On its most recent decision on the merits of appellant’s claim, issued on February 8, 1996, the Office refused to modify its prior decision on the basis that the November 13, 1995 report from Dr. Macht, which was submitted in support of a November 15, 1995 request for reconsideration, showed that appellant had not reached maximum medical improvement. Whether appellant had reached maximum medical improvement was the question addressed in Dr. Macht’s December 16, 1996 report, with the doctor concluding that appellant had done so if he elected not to undergo surgery.[4] As it addressed the basis of the Office’s most recent denial of appellant’s claim for an increased schedule award, Dr. Macht’s December 16, 1996 report constitutes relevant new evidence requiring the Office to reopen the case for further review of the merits of appellant’s claim.
The decision of the Office of Workers’ Compensation Programs dated July 1, 1997 is set aside and this case is remanded to the Office for an appropriate decision.
Dated, Washington, D.C.
June 14, 2000
Michael J. Walsh
Chairman
Willie T.C. Thomas
Alternate Member
Bradley T. Knott
Alternate Member
[1] 20 C.F.R. § 501.3(d)(2) requires that an application for review by the Board be filed within one year of the date of the Office’s final decision being appealed.
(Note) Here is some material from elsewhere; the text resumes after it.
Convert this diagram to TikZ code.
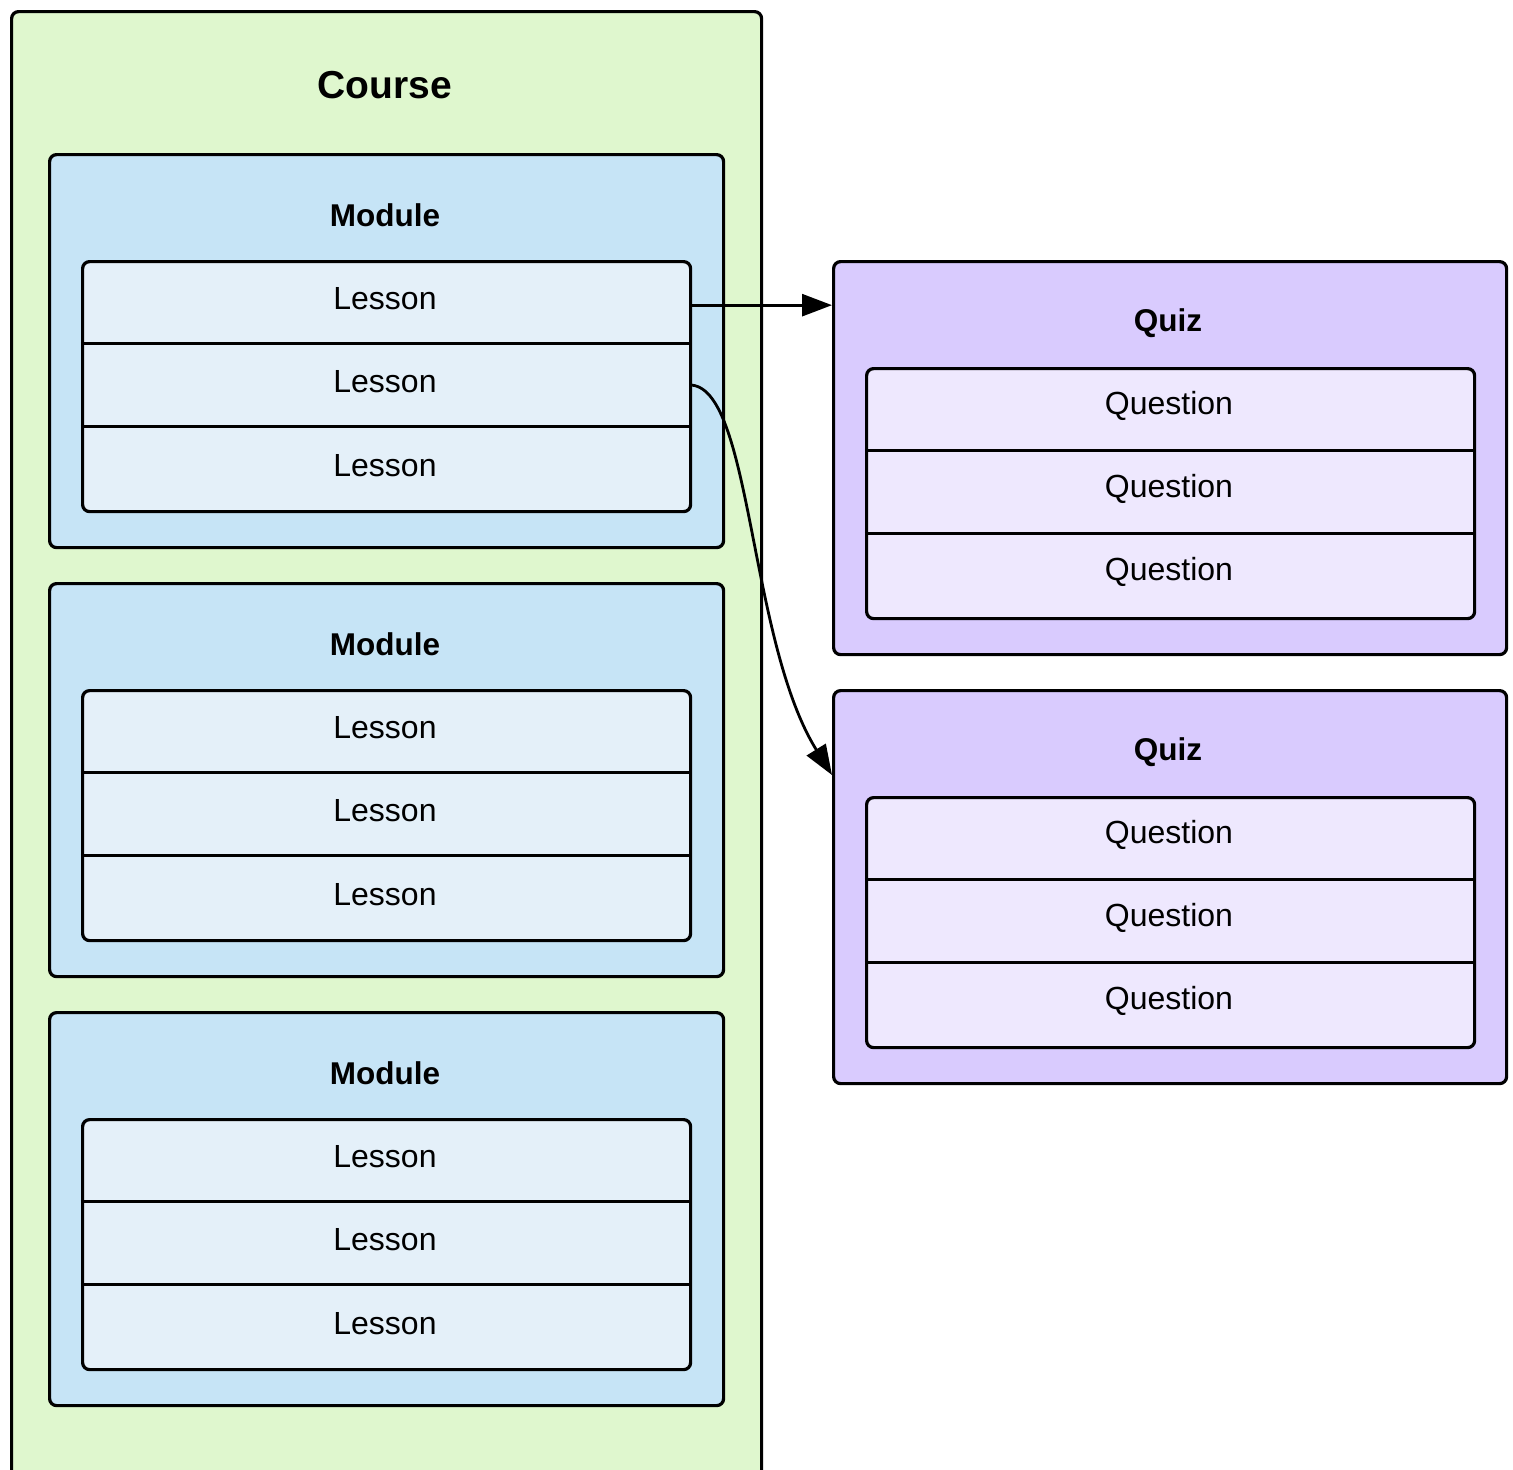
\documentclass[tikz,border=0pt]{standalone}
\usepackage{fontspec}
\setmainfont{Liberation Sans}
\usetikzlibrary{arrows.meta,calc}
\definecolor{coursefill}{HTML}{DFF7CE}
\definecolor{modulefill}{HTML}{C6E4F6}
\definecolor{lessonfill}{HTML}{E4F0F9}
\definecolor{quizfill}{HTML}{D9CBFE}
\definecolor{questionfill}{HTML}{EEE8FE}
\tikzset{
  box/.style={draw=black, line width=3.2pt, rounded corners=7pt, inner sep=0pt, anchor=north west},
  coursebox/.style={box, fill=coursefill, minimum width=750pt, minimum height=1480pt},
  modulebox/.style={box, fill=modulefill, minimum width=674pt, minimum height=393pt},
  quizbox/.style={box, fill=quizfill, minimum width=673pt, minimum height=393pt},
  lessonlist/.style={box, fill=lessonfill, minimum width=608pt, minimum height=250pt},
  questionlist/.style={box, fill=questionfill, minimum width=608pt, minimum height=250pt},
  row/.style={inner sep=0pt, minimum width=608pt, minimum height=83.33pt},
  rowtext/.style={inner sep=0pt, font=\fontsize{32}{36}\selectfont},
  title/.style={inner sep=0pt, font=\fontsize{31.5}{36}\selectfont\bfseries},
  bigtitle/.style={inner sep=0pt, font=\fontsize{39}{44}\selectfont\bfseries},
  sep/.style={draw=black, line width=3.2pt},
  link/.style={draw=black, line width=2.8pt, -{Triangle[length=30pt,width=22pt]}}
}
\begin{document}
\begin{tikzpicture}[x=1pt,y=-1pt]
\useasboundingbox (0,0) rectangle (1513,1470);
\node[coursebox] (course) at (10,10) {};
\node[bigtitle] (coursetitle) at (385,85) {Course};
\foreach \i/\oy in {1/0,2/429,3/858} {
  \node[modulebox] (m\i) at (48,153+\oy) {};
  \node[title] (mt\i) at (385,215+\oy) {Module};
  \node[lessonlist] (ml\i) at (81,260+\oy) {};
  \foreach \j in {1,2,3} {
    \node[row] (l\i\j) at (385,218.33+\oy+83.33*\j) {};
    \node[rowtext] (lt\i\j) at ($(l\i\j.center)+(0,-3)$) {Lesson};
  }
  \draw[sep] (l\i1.south west) -- (l\i1.south east);
  \draw[sep] (l\i2.south west) -- (l\i2.south east);
}
\foreach \i/\oy in {1/0,2/429} {
  \node[quizbox] (q\i) at (832,260+\oy) {};
  \node[title] (qt\i) at (1168,323+\oy) {Quiz};
  \node[questionlist] (ql\i) at (865,367+\oy) {};
  \foreach \j in {1,2,3} {
    \node[row] (qq\i\j) at (1169,325.33+\oy+83.33*\j) {};
    \node[rowtext] (qt\i\j) at ($(qq\i\j.center)+(0,-3)$) {Question};
  }
  \draw[sep] (qq\i1.south west) -- (qq\i1.south east);
  \draw[sep] (qq\i2.south west) -- (qq\i2.south east);
}
\coordinate (a1) at ($(l11.east)+(0,3.5)$);
\coordinate (e2) at ($(q2.north west)+(0,86)$);
\draw[link] (a1) -- (q1.west |- a1);
\draw[link] (l12.east) .. controls (752,384) and (748,640) .. (e2);
\end{tikzpicture}
\end{document}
[4] Under these circumstances, the Office should give appellant the opportunity to indicate whether he wishes to undergo the recommended surgery. If he does, an evaluation for a schedule award should be done after the surgery. If he elects not to undergo surgery, the Office can issue a schedule award based on the condition for which surgery was recommended. Gilbert Aaron Goldin, 26 ECAB 171 (1974).